### Stated problem
The exercise asks for every line of the data to be reproduced exactly.
━━━ Dataset records
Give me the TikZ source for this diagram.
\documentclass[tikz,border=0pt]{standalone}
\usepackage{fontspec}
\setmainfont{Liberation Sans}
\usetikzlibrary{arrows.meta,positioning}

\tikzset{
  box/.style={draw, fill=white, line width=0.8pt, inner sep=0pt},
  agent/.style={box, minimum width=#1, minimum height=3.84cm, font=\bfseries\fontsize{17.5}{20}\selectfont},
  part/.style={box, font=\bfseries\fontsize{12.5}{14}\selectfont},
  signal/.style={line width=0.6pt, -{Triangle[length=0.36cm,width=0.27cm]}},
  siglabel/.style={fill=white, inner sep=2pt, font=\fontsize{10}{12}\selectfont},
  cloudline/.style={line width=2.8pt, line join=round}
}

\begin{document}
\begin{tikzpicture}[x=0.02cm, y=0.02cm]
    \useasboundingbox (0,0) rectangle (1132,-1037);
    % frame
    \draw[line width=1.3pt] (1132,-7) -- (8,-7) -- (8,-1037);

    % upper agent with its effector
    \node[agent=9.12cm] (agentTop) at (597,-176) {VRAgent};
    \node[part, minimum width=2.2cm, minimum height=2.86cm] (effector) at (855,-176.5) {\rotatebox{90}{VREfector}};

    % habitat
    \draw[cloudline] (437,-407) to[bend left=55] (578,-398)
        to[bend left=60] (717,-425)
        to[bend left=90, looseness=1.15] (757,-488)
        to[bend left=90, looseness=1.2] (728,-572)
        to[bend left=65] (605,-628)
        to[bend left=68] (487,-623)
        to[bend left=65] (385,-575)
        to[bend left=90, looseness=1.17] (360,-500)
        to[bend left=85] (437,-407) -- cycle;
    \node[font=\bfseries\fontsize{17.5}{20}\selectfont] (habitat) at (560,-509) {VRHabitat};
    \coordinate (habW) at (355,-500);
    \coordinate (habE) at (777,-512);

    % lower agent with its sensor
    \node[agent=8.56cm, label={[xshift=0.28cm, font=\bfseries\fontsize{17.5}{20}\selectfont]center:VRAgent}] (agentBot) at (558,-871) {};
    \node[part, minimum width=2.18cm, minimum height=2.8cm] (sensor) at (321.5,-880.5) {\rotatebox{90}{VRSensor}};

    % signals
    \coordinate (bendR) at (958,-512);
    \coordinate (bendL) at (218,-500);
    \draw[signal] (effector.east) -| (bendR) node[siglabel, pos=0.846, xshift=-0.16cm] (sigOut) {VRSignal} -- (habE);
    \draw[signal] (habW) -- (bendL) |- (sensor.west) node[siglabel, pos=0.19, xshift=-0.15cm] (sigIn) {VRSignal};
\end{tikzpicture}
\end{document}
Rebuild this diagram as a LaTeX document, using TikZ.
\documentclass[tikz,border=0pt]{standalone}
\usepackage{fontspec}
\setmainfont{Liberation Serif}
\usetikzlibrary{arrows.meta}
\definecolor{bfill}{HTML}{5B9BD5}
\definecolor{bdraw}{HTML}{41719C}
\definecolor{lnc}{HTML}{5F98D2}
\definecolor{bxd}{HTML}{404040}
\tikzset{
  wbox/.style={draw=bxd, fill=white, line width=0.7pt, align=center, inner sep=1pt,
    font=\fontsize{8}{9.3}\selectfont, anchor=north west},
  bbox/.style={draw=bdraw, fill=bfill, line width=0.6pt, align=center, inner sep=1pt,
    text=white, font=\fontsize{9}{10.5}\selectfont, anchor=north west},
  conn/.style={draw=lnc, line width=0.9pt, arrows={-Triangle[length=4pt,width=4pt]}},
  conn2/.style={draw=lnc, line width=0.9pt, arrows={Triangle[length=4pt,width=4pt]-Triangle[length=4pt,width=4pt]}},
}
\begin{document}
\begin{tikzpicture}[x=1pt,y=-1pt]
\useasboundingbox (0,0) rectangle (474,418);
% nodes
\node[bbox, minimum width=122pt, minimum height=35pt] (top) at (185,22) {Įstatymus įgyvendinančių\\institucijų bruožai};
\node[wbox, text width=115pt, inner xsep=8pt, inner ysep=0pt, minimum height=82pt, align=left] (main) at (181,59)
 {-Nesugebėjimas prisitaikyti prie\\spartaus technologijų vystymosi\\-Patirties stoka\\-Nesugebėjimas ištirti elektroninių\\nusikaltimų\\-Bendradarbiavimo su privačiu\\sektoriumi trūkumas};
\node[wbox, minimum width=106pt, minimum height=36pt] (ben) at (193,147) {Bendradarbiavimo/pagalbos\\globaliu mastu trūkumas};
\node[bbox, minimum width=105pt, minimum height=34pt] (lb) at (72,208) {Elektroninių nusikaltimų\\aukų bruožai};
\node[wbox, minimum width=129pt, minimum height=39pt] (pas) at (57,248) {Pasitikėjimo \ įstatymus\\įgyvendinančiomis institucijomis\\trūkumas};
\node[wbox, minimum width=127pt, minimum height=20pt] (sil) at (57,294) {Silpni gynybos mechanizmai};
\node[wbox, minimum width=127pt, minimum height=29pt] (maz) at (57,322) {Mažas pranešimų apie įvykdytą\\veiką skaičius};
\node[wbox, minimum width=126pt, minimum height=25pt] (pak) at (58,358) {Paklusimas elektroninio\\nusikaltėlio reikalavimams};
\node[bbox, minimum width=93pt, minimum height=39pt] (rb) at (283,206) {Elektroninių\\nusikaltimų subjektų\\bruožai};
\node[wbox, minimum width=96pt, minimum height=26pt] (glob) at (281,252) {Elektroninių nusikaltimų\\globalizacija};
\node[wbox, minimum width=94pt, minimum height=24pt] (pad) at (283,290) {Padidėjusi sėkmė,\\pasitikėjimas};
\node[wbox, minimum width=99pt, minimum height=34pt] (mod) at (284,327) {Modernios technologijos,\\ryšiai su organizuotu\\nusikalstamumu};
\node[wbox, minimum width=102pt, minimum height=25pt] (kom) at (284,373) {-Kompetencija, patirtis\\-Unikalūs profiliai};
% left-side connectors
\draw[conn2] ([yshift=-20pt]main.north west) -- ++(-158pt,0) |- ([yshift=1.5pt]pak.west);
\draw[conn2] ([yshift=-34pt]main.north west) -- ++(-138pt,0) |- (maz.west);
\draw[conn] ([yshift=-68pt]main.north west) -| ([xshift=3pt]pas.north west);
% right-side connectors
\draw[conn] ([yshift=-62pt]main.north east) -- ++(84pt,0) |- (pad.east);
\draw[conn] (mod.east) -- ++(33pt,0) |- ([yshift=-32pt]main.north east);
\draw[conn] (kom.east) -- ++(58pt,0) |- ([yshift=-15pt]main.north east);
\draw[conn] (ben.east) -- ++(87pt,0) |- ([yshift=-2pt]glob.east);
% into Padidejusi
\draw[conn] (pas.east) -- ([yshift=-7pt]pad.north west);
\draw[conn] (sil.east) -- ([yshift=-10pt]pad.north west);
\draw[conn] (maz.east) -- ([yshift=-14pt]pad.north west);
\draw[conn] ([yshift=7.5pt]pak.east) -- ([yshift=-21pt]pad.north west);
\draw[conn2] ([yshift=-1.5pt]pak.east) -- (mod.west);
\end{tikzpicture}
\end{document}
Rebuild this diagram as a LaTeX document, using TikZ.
━━━━━━
### Expected output
Give me the TikZ source for this diagram.
\documentclass[tikz,border=0pt]{standalone}
\usepackage{fontspec}
\setmainfont{Liberation Sans}
\usetikzlibrary{arrows.meta,positioning}

\tikzset{
  box/.style={draw, fill=white, line width=0.8pt, inner sep=0pt},
  agent/.style={box, minimum width=#1, minimum height=3.84cm, font=\bfseries\fontsize{17.5}{20}\selectfont},
  part/.style={box, font=\bfseries\fontsize{12.5}{14}\selectfont},
  signal/.style={line width=0.6pt, -{Triangle[length=0.36cm,width=0.27cm]}},
  siglabel/.style={fill=white, inner sep=2pt, font=\fontsize{10}{12}\selectfont},
  cloudline/.style={line width=2.8pt, line join=round}
}

\begin{document}
\begin{tikzpicture}[x=0.02cm, y=0.02cm]
    \useasboundingbox (0,0) rectangle (1132,-1037);
    % frame
    \draw[line width=1.3pt] (1132,-7) -- (8,-7) -- (8,-1037);

    % upper agent with its effector
    \node[agent=9.12cm] (agentTop) at (597,-176) {VRAgent};
    \node[part, minimum width=2.2cm, minimum height=2.86cm] (effector) at (855,-176.5) {\rotatebox{90}{VREfector}};

    % habitat
    \draw[cloudline] (437,-407) to[bend left=55] (578,-398)
        to[bend left=60] (717,-425)
        to[bend left=90, looseness=1.15] (757,-488)
        to[bend left=90, looseness=1.2] (728,-572)
        to[bend left=65] (605,-628)
        to[bend left=68] (487,-623)
        to[bend left=65] (385,-575)
        to[bend left=90, looseness=1.17] (360,-500)
        to[bend left=85] (437,-407) -- cycle;
    \node[font=\bfseries\fontsize{17.5}{20}\selectfont] (habitat) at (560,-509) {VRHabitat};
    \coordinate (habW) at (355,-500);
    \coordinate (habE) at (777,-512);

    % lower agent with its sensor
    \node[agent=8.56cm, label={[xshift=0.28cm, font=\bfseries\fontsize{17.5}{20}\selectfont]center:VRAgent}] (agentBot) at (558,-871) {};
    \node[part, minimum width=2.18cm, minimum height=2.8cm] (sensor) at (321.5,-880.5) {\rotatebox{90}{VRSensor}};

    % signals
    \coordinate (bendR) at (958,-512);
    \coordinate (bendL) at (218,-500);
    \draw[signal] (effector.east) -| (bendR) node[siglabel, pos=0.846, xshift=-0.16cm] (sigOut) {VRSignal} -- (habE);
    \draw[signal] (habW) -- (bendL) |- (sensor.west) node[siglabel, pos=0.19, xshift=-0.15cm] (sigIn) {VRSignal};
\end{tikzpicture}
\end{document}
Rebuild this diagram as a LaTeX document, using TikZ.
\documentclass[tikz,border=0pt]{standalone}
\usepackage{fontspec}
\setmainfont{Liberation Serif}
\usetikzlibrary{arrows.meta}
\definecolor{bfill}{HTML}{5B9BD5}
\definecolor{bdraw}{HTML}{41719C}
\definecolor{lnc}{HTML}{5F98D2}
\definecolor{bxd}{HTML}{404040}
\tikzset{
  wbox/.style={draw=bxd, fill=white, line width=0.7pt, align=center, inner sep=1pt,
    font=\fontsize{8}{9.3}\selectfont, anchor=north west},
  bbox/.style={draw=bdraw, fill=bfill, line width=0.6pt, align=center, inner sep=1pt,
    text=white, font=\fontsize{9}{10.5}\selectfont, anchor=north west},
  conn/.style={draw=lnc, line width=0.9pt, arrows={-Triangle[length=4pt,width=4pt]}},
  conn2/.style={draw=lnc, line width=0.9pt, arrows={Triangle[length=4pt,width=4pt]-Triangle[length=4pt,width=4pt]}},
}
\begin{document}
\begin{tikzpicture}[x=1pt,y=-1pt]
\useasboundingbox (0,0) rectangle (474,418);
% nodes
\node[bbox, minimum width=122pt, minimum height=35pt] (top) at (185,22) {Įstatymus įgyvendinančių\\institucijų bruožai};
\node[wbox, text width=115pt, inner xsep=8pt, inner ysep=0pt, minimum height=82pt, align=left] (main) at (181,59)
 {-Nesugebėjimas prisitaikyti prie\\spartaus technologijų vystymosi\\-Patirties stoka\\-Nesugebėjimas ištirti elektroninių\\nusikaltimų\\-Bendradarbiavimo su privačiu\\sektoriumi trūkumas};
\node[wbox, minimum width=106pt, minimum height=36pt] (ben) at (193,147) {Bendradarbiavimo/pagalbos\\globaliu mastu trūkumas};
\node[bbox, minimum width=105pt, minimum height=34pt] (lb) at (72,208) {Elektroninių nusikaltimų\\aukų bruožai};
\node[wbox, minimum width=129pt, minimum height=39pt] (pas) at (57,248) {Pasitikėjimo \ įstatymus\\įgyvendinančiomis institucijomis\\trūkumas};
\node[wbox, minimum width=127pt, minimum height=20pt] (sil) at (57,294) {Silpni gynybos mechanizmai};
\node[wbox, minimum width=127pt, minimum height=29pt] (maz) at (57,322) {Mažas pranešimų apie įvykdytą\\veiką skaičius};
\node[wbox, minimum width=126pt, minimum height=25pt] (pak) at (58,358) {Paklusimas elektroninio\\nusikaltėlio reikalavimams};
\node[bbox, minimum width=93pt, minimum height=39pt] (rb) at (283,206) {Elektroninių\\nusikaltimų subjektų\\bruožai};
\node[wbox, minimum width=96pt, minimum height=26pt] (glob) at (281,252) {Elektroninių nusikaltimų\\globalizacija};
\node[wbox, minimum width=94pt, minimum height=24pt] (pad) at (283,290) {Padidėjusi sėkmė,\\pasitikėjimas};
\node[wbox, minimum width=99pt, minimum height=34pt] (mod) at (284,327) {Modernios technologijos,\\ryšiai su organizuotu\\nusikalstamumu};
\node[wbox, minimum width=102pt, minimum height=25pt] (kom) at (284,373) {-Kompetencija, patirtis\\-Unikalūs profiliai};
% left-side connectors
\draw[conn2] ([yshift=-20pt]main.north west) -- ++(-158pt,0) |- ([yshift=1.5pt]pak.west);
\draw[conn2] ([yshift=-34pt]main.north west) -- ++(-138pt,0) |- (maz.west);
\draw[conn] ([yshift=-68pt]main.north west) -| ([xshift=3pt]pas.north west);
% right-side connectors
\draw[conn] ([yshift=-62pt]main.north east) -- ++(84pt,0) |- (pad.east);
\draw[conn] (mod.east) -- ++(33pt,0) |- ([yshift=-32pt]main.north east);
\draw[conn] (kom.east) -- ++(58pt,0) |- ([yshift=-15pt]main.north east);
\draw[conn] (ben.east) -- ++(87pt,0) |- ([yshift=-2pt]glob.east);
% into Padidejusi
\draw[conn] (pas.east) -- ([yshift=-7pt]pad.north west);
\draw[conn] (sil.east) -- ([yshift=-10pt]pad.north west);
\draw[conn] (maz.east) -- ([yshift=-14pt]pad.north west);
\draw[conn] ([yshift=7.5pt]pak.east) -- ([yshift=-21pt]pad.north west);
\draw[conn2] ([yshift=-1.5pt]pak.east) -- (mod.west);
\end{tikzpicture}
\end{document}
Rebuild this diagram as a LaTeX document, using TikZ.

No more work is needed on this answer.